*WORK INSTRUCTIONS:*
Leave out the pictures and repeat the rest of the material exactly.

---- COLLECTED DATA

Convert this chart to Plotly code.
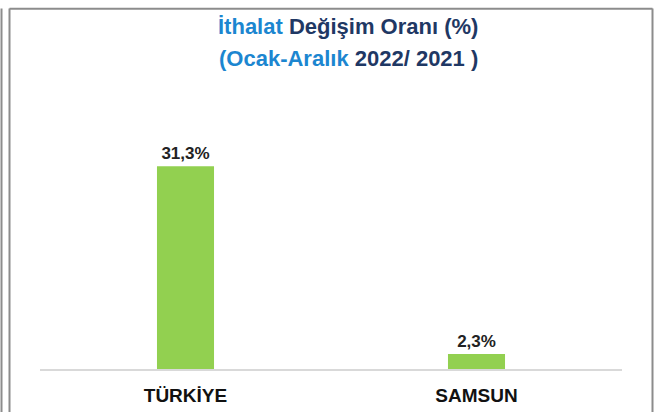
import plotly.graph_objects as go

categories = ['TÜRKİYE', 'SAMSUN']
values = [31.3, 2.3]
value_labels = ['31,3%', '2,3%']

W, H = 657, 418
L, R, T, B = 40, 35, 100, 42
PW, PH = W - L - R, H - T - B

def px(x):
    return (x - L) / PW

def py(y):
    return (H - B - y) / PH

FONT = 'Liberation Sans, Arial'
BLUE = '#1C86D0'
NAVY = '#1F3864'
FRAME = '#8C8C8C'

fig = go.Figure()
fig.add_trace(go.Bar(
    x=categories, y=values,
    marker=dict(color='#92D050', line=dict(width=0)),
    text=[f'<b>{t}</b>' for t in value_labels], textposition='outside', cliponaxis=False,
    textfont=dict(family=FONT, size=17, color='#222222'),
    width=0.196,
))

fig.update_layout(
    width=W, height=H,
    margin=dict(l=L, r=R, t=T, b=B),
    paper_bgcolor='white', plot_bgcolor='white',
    showlegend=False,
    bargap=0.8,
    xaxis=dict(showline=True, linecolor='#D9D9D9', linewidth=2, ticks='',
               tickvals=categories, ticktext=[f'<b>{c}</b>' for c in categories],
               ticklabelstandoff=8,
               tickfont=dict(family=FONT, size=19, color='#111111')),
    yaxis=dict(visible=False, range=[0, PH / 6.65]),
    annotations=[
        dict(text=f"<b><span style='color:{BLUE}'>İthalat</span> Değişim Oranı (%)</b>",
             x=px(348), y=py(25), xref='paper', yref='paper', showarrow=False,
             xanchor='center', yanchor='middle',
             font=dict(family=FONT, size=22, color=NAVY)),
        dict(text=f"<b><span style='color:{BLUE}'>(Ocak-Aralık</span> 2022/ 2021 )</b>",
             x=px(348), y=py(57), xref='paper', yref='paper', showarrow=False,
             xanchor='center', yanchor='middle',
             font=dict(family=FONT, size=22, color=NAVY)),
    ],
    shapes=[
        dict(type='line', xref='paper', yref='paper', x0=px(1.5), x1=px(1.5), y0=py(6), y1=py(420),
             line=dict(color=FRAME, width=2)),
        dict(type='line', xref='paper', yref='paper', x0=px(9.5), x1=px(9.5), y0=py(6), y1=py(420),
             line=dict(color=FRAME, width=2)),
        dict(type='line', xref='paper', yref='paper', x0=px(9.5), x1=px(652.5), y0=py(6.5), y1=py(6.5),
             line=dict(color=FRAME, width=2)),
        dict(type='line', xref='paper', yref='paper', x0=px(652.5), x1=px(652.5), y0=py(6), y1=py(420),
             line=dict(color=FRAME, width=2)),
    ],
)

fig.write_html("out.html", config={'displayModeBar': False},
               post_script="document.body.style.margin='0';"
                           "document.documentElement.style.overflow='hidden';"
                           "window.scrollTo(0,0);")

--------

*SOLUTION FOR THIS PROBLEM:*
Convert this chart to Plotly code.
import plotly.graph_objects as go

categories = ['TÜRKİYE', 'SAMSUN']
values = [31.3, 2.3]
value_labels = ['31,3%', '2,3%']

W, H = 657, 418
L, R, T, B = 40, 35, 100, 42
PW, PH = W - L - R, H - T - B

def px(x):
    return (x - L) / PW

def py(y):
    return (H - B - y) / PH

FONT = 'Liberation Sans, Arial'
BLUE = '#1C86D0'
NAVY = '#1F3864'
FRAME = '#8C8C8C'

fig = go.Figure()
fig.add_trace(go.Bar(
    x=categories, y=values,
    marker=dict(color='#92D050', line=dict(width=0)),
    text=[f'<b>{t}</b>' for t in value_labels], textposition='outside', cliponaxis=False,
    textfont=dict(family=FONT, size=17, color='#222222'),
    width=0.196,
))

fig.update_layout(
    width=W, height=H,
    margin=dict(l=L, r=R, t=T, b=B),
    paper_bgcolor='white', plot_bgcolor='white',
    showlegend=False,
    bargap=0.8,
    xaxis=dict(showline=True, linecolor='#D9D9D9', linewidth=2, ticks='',
               tickvals=categories, ticktext=[f'<b>{c}</b>' for c in categories],
               ticklabelstandoff=8,
               tickfont=dict(family=FONT, size=19, color='#111111')),
    yaxis=dict(visible=False, range=[0, PH / 6.65]),
    annotations=[
        dict(text=f"<b><span style='color:{BLUE}'>İthalat</span> Değişim Oranı (%)</b>",
             x=px(348), y=py(25), xref='paper', yref='paper', showarrow=False,
             xanchor='center', yanchor='middle',
             font=dict(family=FONT, size=22, color=NAVY)),
        dict(text=f"<b><span style='color:{BLUE}'>(Ocak-Aralık</span> 2022/ 2021 )</b>",
             x=px(348), y=py(57), xref='paper', yref='paper', showarrow=False,
             xanchor='center', yanchor='middle',
             font=dict(family=FONT, size=22, color=NAVY)),
    ],
    shapes=[
        dict(type='line', xref='paper', yref='paper', x0=px(1.5), x1=px(1.5), y0=py(6), y1=py(420),
             line=dict(color=FRAME, width=2)),
        dict(type='line', xref='paper', yref='paper', x0=px(9.5), x1=px(9.5), y0=py(6), y1=py(420),
             line=dict(color=FRAME, width=2)),
        dict(type='line', xref='paper', yref='paper', x0=px(9.5), x1=px(652.5), y0=py(6.5), y1=py(6.5),
             line=dict(color=FRAME, width=2)),
        dict(type='line', xref='paper', yref='paper', x0=px(652.5), x1=px(652.5), y0=py(6), y1=py(420),
             line=dict(color=FRAME, width=2)),
    ],
)

fig.write_html("out.html", config={'displayModeBar': False},
               post_script="document.body.style.margin='0';"
                           "document.documentElement.style.overflow='hidden';"
                           "window.scrollTo(0,0);")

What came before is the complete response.